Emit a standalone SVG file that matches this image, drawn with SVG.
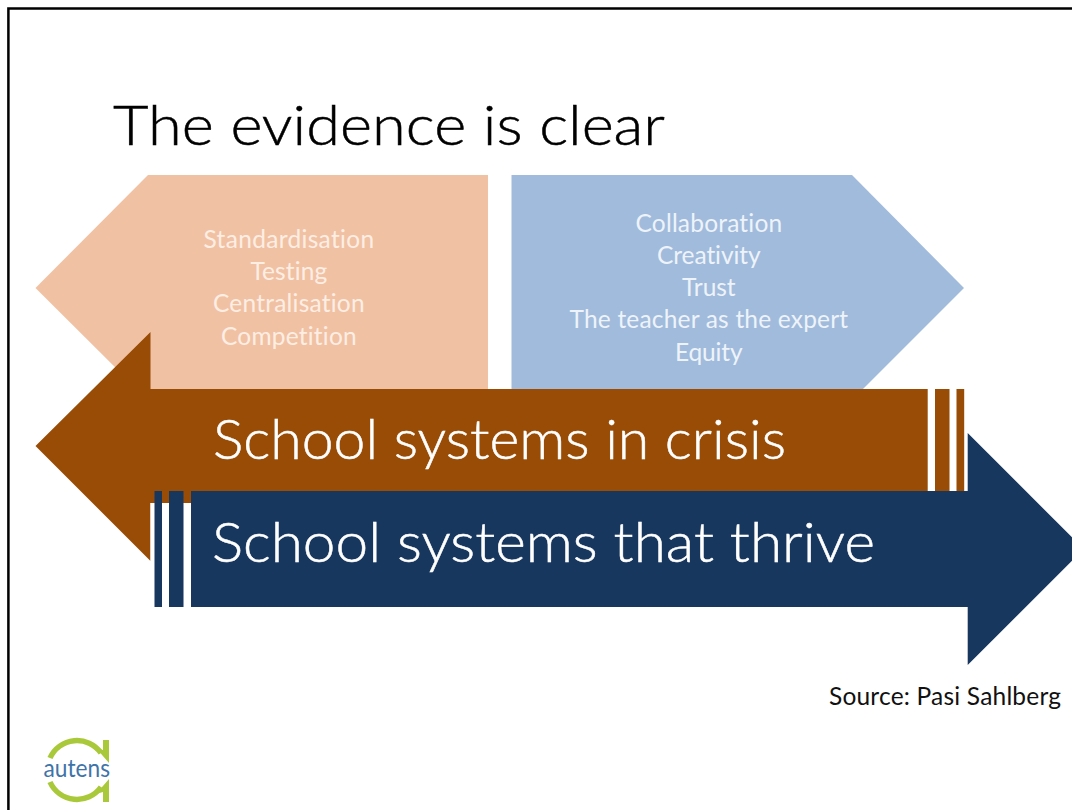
<svg xmlns="http://www.w3.org/2000/svg" width="1072" height="810" viewBox="0 0 1072 810">
<style>
.g{font-family:"Lato","Open Sans","Liberation Sans",sans-serif}
.c{font-size:24.5px;text-anchor:middle;letter-spacing:.35px;font-family:"Lato","Open Sans","Liberation Sans",sans-serif}
.big{font-size:55px;fill:#fff;stroke:#fff;stroke-width:.5px;font-family:"Lato","Liberation Sans",sans-serif;font-weight:300}
</style>
<rect width="1072" height="810" fill="#fff"/>
<path id="frame" d="M1072 8.400H8.400V810" fill="none" stroke="#000" stroke-width="2.500"/>
<g id="title"><text class="g" x="113" y="145" font-size="56" font-weight="300" fill="#000" stroke="#000" stroke-width=".5" textLength="552" lengthAdjust="spacingAndGlyphs">The evidence is clear</text></g>
<g id="peach-arrow">
<path d="M35.500 288L148 175H488V400H148Z" fill="#f1c1a3"/>
<g fill="#fdeee4">
<text class="c" x="289" y="248" textLength="171">Standardisation</text>
<text class="c" x="289" y="280" textLength="77">Testing</text>
<text class="c" x="289" y="312" textLength="152">Centralisation</text>
<text class="c" x="289" y="345" textLength="136">Competition</text>
</g>
</g>
<g id="blue-arrow">
<path d="M511.500 175H852L964 288L852 400H511.500Z" fill="#a1bbdc"/>
<g fill="#eef3f9">
<text class="c" x="709" y="232" textLength="147">Collaboration</text>
<text class="c" x="709" y="264" textLength="104">Creativity</text>
<text class="c" x="709" y="296" textLength="54">Trust</text>
<text class="c" x="709" y="328" textLength="279">The teacher as the expert</text>
<text class="c" x="709" y="361" textLength="68">Equity</text>
</g>
</g>
<g id="crisis-arrow">
<path d="M35.500 446L150.500 332V389H927.700V503H150.500V561Z" fill="#984c06"/>
<rect x="935" y="389" width="14.500" height="102" fill="#984c06"/>
<rect x="956.500" y="389" width="7.700" height="102" fill="#984c06"/>
<text class="big" x="213" y="459" textLength="573" lengthAdjust="spacingAndGlyphs">School systems in crisis</text>
</g>
<g id="thrive-arrow">
<path d="M191 491H967.700V433L1083.700 549L967.700 665V607H191Z" fill="#17375e"/>
<rect x="150.500" y="503" width="40.500" height="104" fill="#fff"/>
<rect x="154.500" y="491" width="7.500" height="116" fill="#17375e"/>
<rect x="169" y="491" width="14.500" height="116" fill="#17375e"/>
<rect x="191" y="491" width="20" height="116" fill="#17375e"/>
<text class="big" x="212" y="562" textLength="663" lengthAdjust="spacingAndGlyphs">School systems that thrive</text>
</g>
<g id="source"><text class="g" x="829" y="705" font-size="24.500" fill="#111" textLength="232">Source: Pasi Sahlberg</text></g>
<g id="logo">
<path d="M50 758A29.500 29.500 0 0 1 101 753" fill="none" stroke="#a9c93a" stroke-width="5.500"/>
<path d="M50 782A29.500 29.500 0 0 0 101 787" fill="none" stroke="#a9c93a" stroke-width="5.500"/>
<path d="M109 740V763L96 748L103 750V740Z" fill="#a9c93a"/>
<path d="M109 802V779L96 794L103 792V802Z" fill="#a9c93a"/>
<text x="43.500" y="777" font-family="'Lato','Liberation Sans',sans-serif" font-size="25" fill="#3f74a8" textLength="66.500" lengthAdjust="spacingAndGlyphs">autens</text>
</g>
</svg>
==============================
**Exercise details:** Return the full material word for word. Do not include the pictures.

**Reply:**
Emit a standalone SVG file that matches this image, drawn with SVG.
<svg xmlns="http://www.w3.org/2000/svg" width="1072" height="810" viewBox="0 0 1072 810">
<style>
.g{font-family:"Lato","Open Sans","Liberation Sans",sans-serif}
.c{font-size:24.5px;text-anchor:middle;letter-spacing:.35px;font-family:"Lato","Open Sans","Liberation Sans",sans-serif}
.big{font-size:55px;fill:#fff;stroke:#fff;stroke-width:.5px;font-family:"Lato","Liberation Sans",sans-serif;font-weight:300}
</style>
<rect width="1072" height="810" fill="#fff"/>
<path id="frame" d="M1072 8.400H8.400V810" fill="none" stroke="#000" stroke-width="2.500"/>
<g id="title"><text class="g" x="113" y="145" font-size="56" font-weight="300" fill="#000" stroke="#000" stroke-width=".5" textLength="552" lengthAdjust="spacingAndGlyphs">The evidence is clear</text></g>
<g id="peach-arrow">
<path d="M35.500 288L148 175H488V400H148Z" fill="#f1c1a3"/>
<g fill="#fdeee4">
<text class="c" x="289" y="248" textLength="171">Standardisation</text>
<text class="c" x="289" y="280" textLength="77">Testing</text>
<text class="c" x="289" y="312" textLength="152">Centralisation</text>
<text class="c" x="289" y="345" textLength="136">Competition</text>
</g>
</g>
<g id="blue-arrow">
<path d="M511.500 175H852L964 288L852 400H511.500Z" fill="#a1bbdc"/>
<g fill="#eef3f9">
<text class="c" x="709" y="232" textLength="147">Collaboration</text>
<text class="c" x="709" y="264" textLength="104">Creativity</text>
<text class="c" x="709" y="296" textLength="54">Trust</text>
<text class="c" x="709" y="328" textLength="279">The teacher as the expert</text>
<text class="c" x="709" y="361" textLength="68">Equity</text>
</g>
</g>
<g id="crisis-arrow">
<path d="M35.500 446L150.500 332V389H927.700V503H150.500V561Z" fill="#984c06"/>
<rect x="935" y="389" width="14.500" height="102" fill="#984c06"/>
<rect x="956.500" y="389" width="7.700" height="102" fill="#984c06"/>
<text class="big" x="213" y="459" textLength="573" lengthAdjust="spacingAndGlyphs">School systems in crisis</text>
</g>
<g id="thrive-arrow">
<path d="M191 491H967.700V433L1083.700 549L967.700 665V607H191Z" fill="#17375e"/>
<rect x="150.500" y="503" width="40.500" height="104" fill="#fff"/>
<rect x="154.500" y="491" width="7.500" height="116" fill="#17375e"/>
<rect x="169" y="491" width="14.500" height="116" fill="#17375e"/>
<rect x="191" y="491" width="20" height="116" fill="#17375e"/>
<text class="big" x="212" y="562" textLength="663" lengthAdjust="spacingAndGlyphs">School systems that thrive</text>
</g>
<g id="source"><text class="g" x="829" y="705" font-size="24.500" fill="#111" textLength="232">Source: Pasi Sahlberg</text></g>
<g id="logo">
<path d="M50 758A29.500 29.500 0 0 1 101 753" fill="none" stroke="#a9c93a" stroke-width="5.500"/>
<path d="M50 782A29.500 29.500 0 0 0 101 787" fill="none" stroke="#a9c93a" stroke-width="5.500"/>
<path d="M109 740V763L96 748L103 750V740Z" fill="#a9c93a"/>
<path d="M109 802V779L96 794L103 792V802Z" fill="#a9c93a"/>
<text x="43.500" y="777" font-family="'Lato','Liberation Sans',sans-serif" font-size="25" fill="#3f74a8" textLength="66.500" lengthAdjust="spacingAndGlyphs">autens</text>
</g>
</svg>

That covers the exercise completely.